◆ EXERCISE OBJECTIVE ◆
Write the data out again exactly, with no pictures.

◆ DATASET EXCERPT ◆
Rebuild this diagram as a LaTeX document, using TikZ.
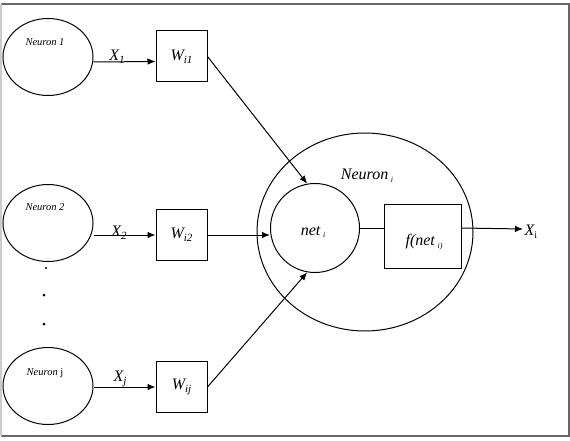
\documentclass[tikz,border=0pt]{standalone}
\usepackage{fontspec}
\setmainfont{Liberation Serif}
\usetikzlibrary{shapes.geometric,arrows.meta}
\newcommand{\lowsub}[2][9]{\raisebox{-0.35ex}{\fontsize{#1}{#1}\selectfont #2}}
\begin{document}
\begin{tikzpicture}[x=1pt,y=-1pt,
  line width=1pt,
  ell/.style={draw, ellipse, inner sep=0pt},
  wbox/.style={draw, rectangle, minimum width=51pt, minimum height=51pt, inner sep=0pt, font=\fontsize{16}{16}\selectfont\itshape},
  small/.style={font=\fontsize{10.5}{10.5}\selectfont\itshape, inner sep=0pt},
  xlab/.style={font=\fontsize{16}{16}\selectfont\itshape, inner sep=0pt},
  big/.style={font=\fontsize{16}{16}\selectfont\itshape, inner sep=0pt},
  arr/.style={-{Latex[length=8pt,width=6.5pt]}}
]
\useasboundingbox (0,0) rectangle (570,441);
\draw[gray!80!black, line width=1.6pt] (1,4) -- (569,4) -- (569,436) -- (1,436);
\draw[gray!40, line width=1.6pt] (1,4) -- (1,436);

% input neurons
\node[ell, minimum width=90pt, minimum height=77pt] (n1) at (48,57) {};
\node[ell, minimum width=90pt, minimum height=77pt] (n2) at (48,223) {};
\node[ell, minimum width=90pt, minimum height=77pt] (nj) at (48,386) {};
\node[small] (l1) at (45,42) {Neuron 1};
\node[small] (l2) at (45,207) {Neuron 2};
\node[small] (lj) at (45,373) {Neuron \upshape j};

% dots
\fill (46,268) circle (1.2pt);
\fill (44,295) circle (1.5pt);
\fill (44,324) circle (1.5pt);

% weight boxes
\node[wbox] (w1) at (181.5,56.5) {W\lowsub[11]{i1}};
\node[wbox] (w2) at (181.5,235) {W\lowsub[11]{i2}};
\node[wbox] (wj) at (181.5,387) {W\lowsub[11]{ij}};

\draw[arr] ([yshift=-5pt]n1.east) -- ([yshift=-5pt]w1.west);
\draw[arr] (n2.east |- w2.west) -- (w2.west);
\draw[arr] (nj.east |- wj.west) -- (wj.west);

\node[xlab] (x1) at (117,57) {X\lowsub[11]{1}};
\node[xlab] (x2) at (119,233) {X\lowsub[11]{2}};
\node[xlab] (xj) at (120,379) {X\lowsub[11]{j}};

% neuron i
\node[ell, minimum width=216pt, minimum height=198pt] (ni) at (365,232) {};
\node[big] (nil) at (367,176) {Neuron\,\lowsub[8]{i}};
\node[draw, circle, minimum size=89pt, inner sep=0pt] (net) at (315,228) {};
\node[big] (netl) at (313,232) {net\,\lowsub[8]{i}};
\node[draw, rectangle, minimum width=77pt, minimum height=64pt, inner sep=0pt] (f) at (422.5,236) {};
\node[big] (fl) at (424,242) {f(net\,\lowsub[8]{i)}};

\draw[arr] (w1.east) -- (net.100);
\draw[arr] (w2.east) -- (w2.east -| net.west);
\draw[arr] (wj.east) -- (net.260);
\draw (net.east) -- (f.west |- net.east);
\coordinate (out) at (523,229);
\draw[arr] (f.east |- net.east) -- (out);
\node[xlab, anchor=west] (xi) at (524,232) {X\lowsub[10]{\upshape i}};
\end{tikzpicture}
\end{document}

◆ FINAL RESULT ◆
Rebuild this diagram as a LaTeX document, using TikZ.
\documentclass[tikz,border=0pt]{standalone}
\usepackage{fontspec}
\setmainfont{Liberation Serif}
\usetikzlibrary{shapes.geometric,arrows.meta}
\newcommand{\lowsub}[2][9]{\raisebox{-0.35ex}{\fontsize{#1}{#1}\selectfont #2}}
\begin{document}
\begin{tikzpicture}[x=1pt,y=-1pt,
  line width=1pt,
  ell/.style={draw, ellipse, inner sep=0pt},
  wbox/.style={draw, rectangle, minimum width=51pt, minimum height=51pt, inner sep=0pt, font=\fontsize{16}{16}\selectfont\itshape},
  small/.style={font=\fontsize{10.5}{10.5}\selectfont\itshape, inner sep=0pt},
  xlab/.style={font=\fontsize{16}{16}\selectfont\itshape, inner sep=0pt},
  big/.style={font=\fontsize{16}{16}\selectfont\itshape, inner sep=0pt},
  arr/.style={-{Latex[length=8pt,width=6.5pt]}}
]
\useasboundingbox (0,0) rectangle (570,441);
\draw[gray!80!black, line width=1.6pt] (1,4) -- (569,4) -- (569,436) -- (1,436);
\draw[gray!40, line width=1.6pt] (1,4) -- (1,436);

% input neurons
\node[ell, minimum width=90pt, minimum height=77pt] (n1) at (48,57) {};
\node[ell, minimum width=90pt, minimum height=77pt] (n2) at (48,223) {};
\node[ell, minimum width=90pt, minimum height=77pt] (nj) at (48,386) {};
\node[small] (l1) at (45,42) {Neuron 1};
\node[small] (l2) at (45,207) {Neuron 2};
\node[small] (lj) at (45,373) {Neuron \upshape j};

% dots
\fill (46,268) circle (1.2pt);
\fill (44,295) circle (1.5pt);
\fill (44,324) circle (1.5pt);

% weight boxes
\node[wbox] (w1) at (181.5,56.5) {W\lowsub[11]{i1}};
\node[wbox] (w2) at (181.5,235) {W\lowsub[11]{i2}};
\node[wbox] (wj) at (181.5,387) {W\lowsub[11]{ij}};

\draw[arr] ([yshift=-5pt]n1.east) -- ([yshift=-5pt]w1.west);
\draw[arr] (n2.east |- w2.west) -- (w2.west);
\draw[arr] (nj.east |- wj.west) -- (wj.west);

\node[xlab] (x1) at (117,57) {X\lowsub[11]{1}};
\node[xlab] (x2) at (119,233) {X\lowsub[11]{2}};
\node[xlab] (xj) at (120,379) {X\lowsub[11]{j}};

% neuron i
\node[ell, minimum width=216pt, minimum height=198pt] (ni) at (365,232) {};
\node[big] (nil) at (367,176) {Neuron\,\lowsub[8]{i}};
\node[draw, circle, minimum size=89pt, inner sep=0pt] (net) at (315,228) {};
\node[big] (netl) at (313,232) {net\,\lowsub[8]{i}};
\node[draw, rectangle, minimum width=77pt, minimum height=64pt, inner sep=0pt] (f) at (422.5,236) {};
\node[big] (fl) at (424,242) {f(net\,\lowsub[8]{i)}};

\draw[arr] (w1.east) -- (net.100);
\draw[arr] (w2.east) -- (w2.east -| net.west);
\draw[arr] (wj.east) -- (net.260);
\draw (net.east) -- (f.west |- net.east);
\coordinate (out) at (523,229);
\draw[arr] (f.east |- net.east) -- (out);
\node[xlab, anchor=west] (xi) at (524,232) {X\lowsub[10]{\upshape i}};
\end{tikzpicture}
\end{document}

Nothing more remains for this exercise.